Old St. Patrick's is an anchor parish of a newish Catholic young adult group called The Catholic Fellowship of New York, which hosted a very nice reception and concert after Mass. (That's the group's logo above.)

For a third Sunday in a row, the Gospel at Mass brings us Christ the healer. In the homily I heard at Old St. Patrick's, we were called to consider the four men who brought the paralytic to Jesus and the risks that they took. The point: How are we today like those four men? What risks do we take to bring the spiritually paralyzed to Christ?

From Mark Chapter 2:

When Jesus returned to Capernaum after some days, it became known that he was at home.

Many gathered together so that there was no longer room for them, not even around the door, and he preached the word to them.

They came bringing to him a paralytic carried by four men.

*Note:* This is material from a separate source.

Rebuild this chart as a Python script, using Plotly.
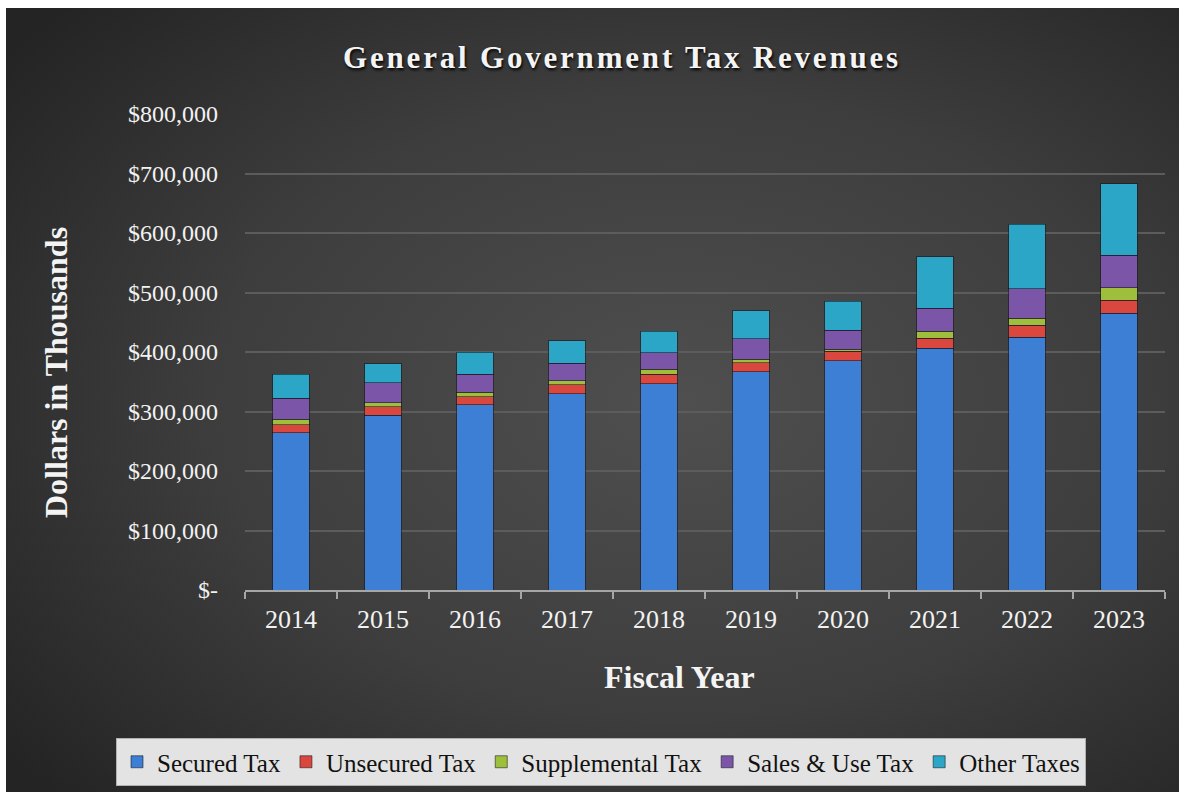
import base64
import plotly.graph_objects as go

# ---- data (values in thousands of dollars) ----
years = ["2014", "2015", "2016", "2017", "2018", "2019", "2020", "2021", "2022", "2023"]
secured = [264000, 294000, 311000, 330000, 347000, 367000, 385000, 406000, 425000, 465000]
unsecured = [14000, 14000, 14000, 15000, 15500, 15000, 16000, 17000, 20000, 22000]
supplemental = [9000, 7000, 7000, 7000, 8500, 6000, 3500, 12000, 12000, 21000]
sales_use = [35000, 33000, 31000, 29000, 28000, 34000, 32000, 38500, 49000, 55000]
other = [41000, 32000, 37000, 38000, 36000, 47500, 49000, 87000, 109000, 119500]

series_names = ["Secured Tax", "Unsecured Tax", "Supplemental Tax", "Sales & Use Tax", "Other Taxes"]
series_colors = ["#3d7fd4", "#d9473f", "#9dbf3b", "#7b56a8", "#2ba6c6"]

y_tickvals = [0, 100000, 200000, 300000, 400000, 500000, 600000, 700000, 800000]
y_ticktext = ["$-", "$100,000", "$200,000", "$300,000", "$400,000",
              "$500,000", "$600,000", "$700,000", "$800,000"]

# ---- layout geometry (figure pixel coordinates) ----
W, H = 1179, 792
ML, MR, MT, MB = 239, 20, 106, 210
PW, PH = W - ML - MR, H - MT - MB

def px_x(x):
    return (x - ML) / PW

def px_y(y):
    return (H - MB - y) / PH

# dark radial-gradient background as an SVG image
svg = (
    '<svg xmlns="http://www.w3.org/2000/svg" width="1179" height="792" viewBox="0 0 1179 792">'
    '<defs><radialGradient id="g" cx="57%" cy="50%" r="72%">'
    '<stop offset="0%" stop-color="#4f4f4f"/>'
    '<stop offset="55%" stop-color="#3d3d3d"/>'
    '<stop offset="100%" stop-color="#242424"/>'
    '</radialGradient></defs>'
    '<rect width="1179" height="792" fill="url(#g)"/></svg>'
)
bg_src = "data:image/svg+xml;base64," + base64.b64encode(svg.encode()).decode()

fig = go.Figure()
for name, vals, col in zip(series_names, [secured, unsecured, supplemental, sales_use, other], series_colors):
    fig.add_trace(go.Bar(
        x=years, y=vals, name=name,
        marker=dict(color=col, line=dict(color="rgba(20,20,30,0.55)", width=1)),
        hoverinfo="x+y+name",
    ))

serif = "Liberation Serif, Times New Roman, serif"

fig.update_layout(
    width=W, height=H,
    barmode="stack", bargap=0.6,
    paper_bgcolor="#333333",
    plot_bgcolor="rgba(0,0,0,0)",
    margin=dict(l=ML, r=MR, t=MT, b=MB, autoexpand=False),
    font=dict(family=serif, color="#f2f2f2", size=22),
    title=dict(
        text="<b>General Government Tax Revenues</b>",
        x=px_x(616), xref="paper", xanchor="center",
        y=1 - 49 / H, yref="container", yanchor="middle",
        font=dict(family=serif, size=31, color="#f4f4f4", shadow="1px 2px 3px #000000"),
    ),
    xaxis=dict(
        type="category",
        showline=True, linecolor="#a6a6a6", linewidth=2,
        ticks="outside", tickson="boundaries", ticklen=7, tickcolor="#a6a6a6", tickwidth=2,
        showgrid=False, ticklabelstandoff=5,
        tickfont=dict(family=serif, size=26, color="#f2f2f2"),
    ),
    yaxis=dict(
        range=[0, 800000],
        tickvals=y_tickvals, ticktext=y_ticktext,
        showgrid=True, gridcolor="#5c5c5c", gridwidth=2,
        zeroline=False, showline=False, ticks="",
        ticklabelstandoff=26,
        tickfont=dict(family=serif, size=24, color="#f2f2f2"),
    ),
    legend=dict(
        orientation="h",
        xref="paper", yref="paper",
        x=px_x(110), xanchor="left",
        y=px_y(730), yanchor="top",
        bgcolor="#e3e3e3", bordercolor="#b0b0b0", borderwidth=1,
        font=dict(family=serif, size=25, color="#111111"),
        traceorder="normal",
        itemwidth=30,
    ),
    images=[dict(
        source=bg_src, xref="paper", yref="paper",
        x=px_x(0), y=px_y(0), sizex=W / PW, sizey=H / PH,
        xanchor="left", yanchor="top", sizing="stretch", layer="below",
    )],
    annotations=[
        dict(text="<b>Fiscal Year</b>", xref="paper", yref="paper",
             x=px_x(673), y=px_y(669), xanchor="center", yanchor="middle",
             showarrow=False, font=dict(family=serif, size=32, color="#f4f4f4")),
        dict(text="<b>Dollars in Thousands</b>", xref="paper", yref="paper",
             x=px_x(50), y=px_y(365), xanchor="center", yanchor="middle",
             textangle=-90, showarrow=False,
             font=dict(family=serif, size=32, color="#f4f4f4")),
    ],
)

post = ("var s=document.createElement('style');"
        "s.textContent='.gtitle{letter-spacing:2.8px;}"
        "html,body{overflow:hidden;}body{margin:8px 0 0 6px !important;}';"
        "document.head.appendChild(s);")

fig.write_html("out.html", post_script=post)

Unable to get near Jesus because of the crowd, they opened up the roof above him. After they had broken through, they let down the mat on which the paralytic was lying.

When Jesus saw their faith, he said to the paralytic, "Child, your sins are forgiven."

Now some of the scribes were sitting there asking themselves, "Why does this man speak that way? He is blaspheming. Who but God alone can forgive sins?"

Jesus immediately knew in his mind what they were thinking to themselves, so he said, "Why are you thinking such things in your hearts? Which is easier, to say to the paralytic, 'Your sins are forgiven,' or to say, 'Rise, pick up your mat and walk?' But that you may know that the Son of Man has authority to forgive sins on earth"—he said to the paralytic, "I say to you, rise, pick up your mat, and go home."

He rose, picked up his mat at once, and went away in the sight of everyone.

They were all astounded and glorified God, saying, "We have never seen anything like this."

Deacon Greg remembered Amy in his homily for this Sunday.